## TASK GOAL
Set down each line of the data below exactly as it stands, dropping the pictures.
________________________________________
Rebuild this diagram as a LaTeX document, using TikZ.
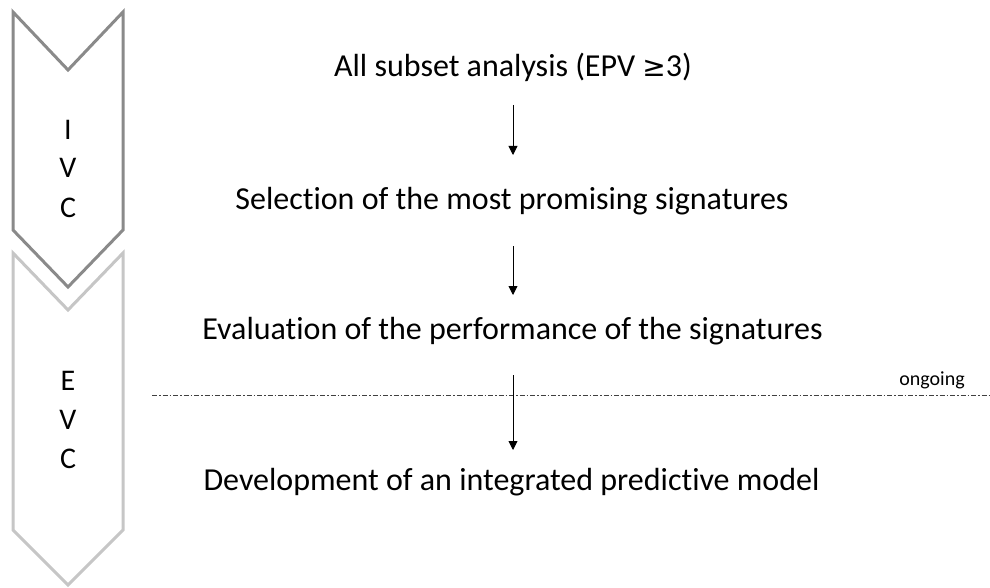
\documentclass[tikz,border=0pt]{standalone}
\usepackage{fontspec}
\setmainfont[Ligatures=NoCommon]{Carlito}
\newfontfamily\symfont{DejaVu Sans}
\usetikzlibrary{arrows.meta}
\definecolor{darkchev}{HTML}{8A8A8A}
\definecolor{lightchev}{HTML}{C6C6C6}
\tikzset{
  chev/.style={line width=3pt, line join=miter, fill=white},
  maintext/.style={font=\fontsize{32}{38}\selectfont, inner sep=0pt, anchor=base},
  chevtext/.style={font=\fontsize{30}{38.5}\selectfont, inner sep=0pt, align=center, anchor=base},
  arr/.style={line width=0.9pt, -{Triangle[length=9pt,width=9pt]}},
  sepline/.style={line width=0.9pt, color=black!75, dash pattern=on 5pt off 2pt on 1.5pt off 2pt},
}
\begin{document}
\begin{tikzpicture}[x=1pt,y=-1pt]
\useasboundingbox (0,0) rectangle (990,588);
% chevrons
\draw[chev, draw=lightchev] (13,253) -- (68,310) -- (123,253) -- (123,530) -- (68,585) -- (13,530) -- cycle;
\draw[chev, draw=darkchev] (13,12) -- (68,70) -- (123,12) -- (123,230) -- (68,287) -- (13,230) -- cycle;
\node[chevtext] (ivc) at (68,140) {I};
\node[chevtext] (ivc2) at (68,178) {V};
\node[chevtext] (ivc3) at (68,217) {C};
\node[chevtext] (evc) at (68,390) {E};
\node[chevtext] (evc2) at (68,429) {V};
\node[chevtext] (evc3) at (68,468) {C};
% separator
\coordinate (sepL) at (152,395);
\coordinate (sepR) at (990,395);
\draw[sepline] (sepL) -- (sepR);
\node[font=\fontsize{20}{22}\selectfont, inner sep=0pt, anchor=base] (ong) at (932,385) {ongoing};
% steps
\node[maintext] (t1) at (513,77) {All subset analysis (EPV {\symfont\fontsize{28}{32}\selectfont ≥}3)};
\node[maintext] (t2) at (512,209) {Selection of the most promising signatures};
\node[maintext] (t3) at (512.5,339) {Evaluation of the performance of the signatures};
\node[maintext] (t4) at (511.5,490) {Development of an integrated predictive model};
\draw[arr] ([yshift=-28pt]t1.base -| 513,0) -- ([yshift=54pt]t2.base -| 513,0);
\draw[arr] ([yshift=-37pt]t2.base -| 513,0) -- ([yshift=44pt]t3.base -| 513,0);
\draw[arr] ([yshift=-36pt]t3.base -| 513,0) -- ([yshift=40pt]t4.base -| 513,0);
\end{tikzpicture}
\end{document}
________________________________________
## TASK OUTPUT
Rebuild this diagram as a LaTeX document, using TikZ.
\documentclass[tikz,border=0pt]{standalone}
\usepackage{fontspec}
\setmainfont[Ligatures=NoCommon]{Carlito}
\newfontfamily\symfont{DejaVu Sans}
\usetikzlibrary{arrows.meta}
\definecolor{darkchev}{HTML}{8A8A8A}
\definecolor{lightchev}{HTML}{C6C6C6}
\tikzset{
  chev/.style={line width=3pt, line join=miter, fill=white},
  maintext/.style={font=\fontsize{32}{38}\selectfont, inner sep=0pt, anchor=base},
  chevtext/.style={font=\fontsize{30}{38.5}\selectfont, inner sep=0pt, align=center, anchor=base},
  arr/.style={line width=0.9pt, -{Triangle[length=9pt,width=9pt]}},
  sepline/.style={line width=0.9pt, color=black!75, dash pattern=on 5pt off 2pt on 1.5pt off 2pt},
}
\begin{document}
\begin{tikzpicture}[x=1pt,y=-1pt]
\useasboundingbox (0,0) rectangle (990,588);
% chevrons
\draw[chev, draw=lightchev] (13,253) -- (68,310) -- (123,253) -- (123,530) -- (68,585) -- (13,530) -- cycle;
\draw[chev, draw=darkchev] (13,12) -- (68,70) -- (123,12) -- (123,230) -- (68,287) -- (13,230) -- cycle;
\node[chevtext] (ivc) at (68,140) {I};
\node[chevtext] (ivc2) at (68,178) {V};
\node[chevtext] (ivc3) at (68,217) {C};
\node[chevtext] (evc) at (68,390) {E};
\node[chevtext] (evc2) at (68,429) {V};
\node[chevtext] (evc3) at (68,468) {C};
% separator
\coordinate (sepL) at (152,395);
\coordinate (sepR) at (990,395);
\draw[sepline] (sepL) -- (sepR);
\node[font=\fontsize{20}{22}\selectfont, inner sep=0pt, anchor=base] (ong) at (932,385) {ongoing};
% steps
\node[maintext] (t1) at (513,77) {All subset analysis (EPV {\symfont\fontsize{28}{32}\selectfont ≥}3)};
\node[maintext] (t2) at (512,209) {Selection of the most promising signatures};
\node[maintext] (t3) at (512.5,339) {Evaluation of the performance of the signatures};
\node[maintext] (t4) at (511.5,490) {Development of an integrated predictive model};
\draw[arr] ([yshift=-28pt]t1.base -| 513,0) -- ([yshift=54pt]t2.base -| 513,0);
\draw[arr] ([yshift=-37pt]t2.base -| 513,0) -- ([yshift=44pt]t3.base -| 513,0);
\draw[arr] ([yshift=-36pt]t3.base -| 513,0) -- ([yshift=40pt]t4.base -| 513,0);
\end{tikzpicture}
\end{document}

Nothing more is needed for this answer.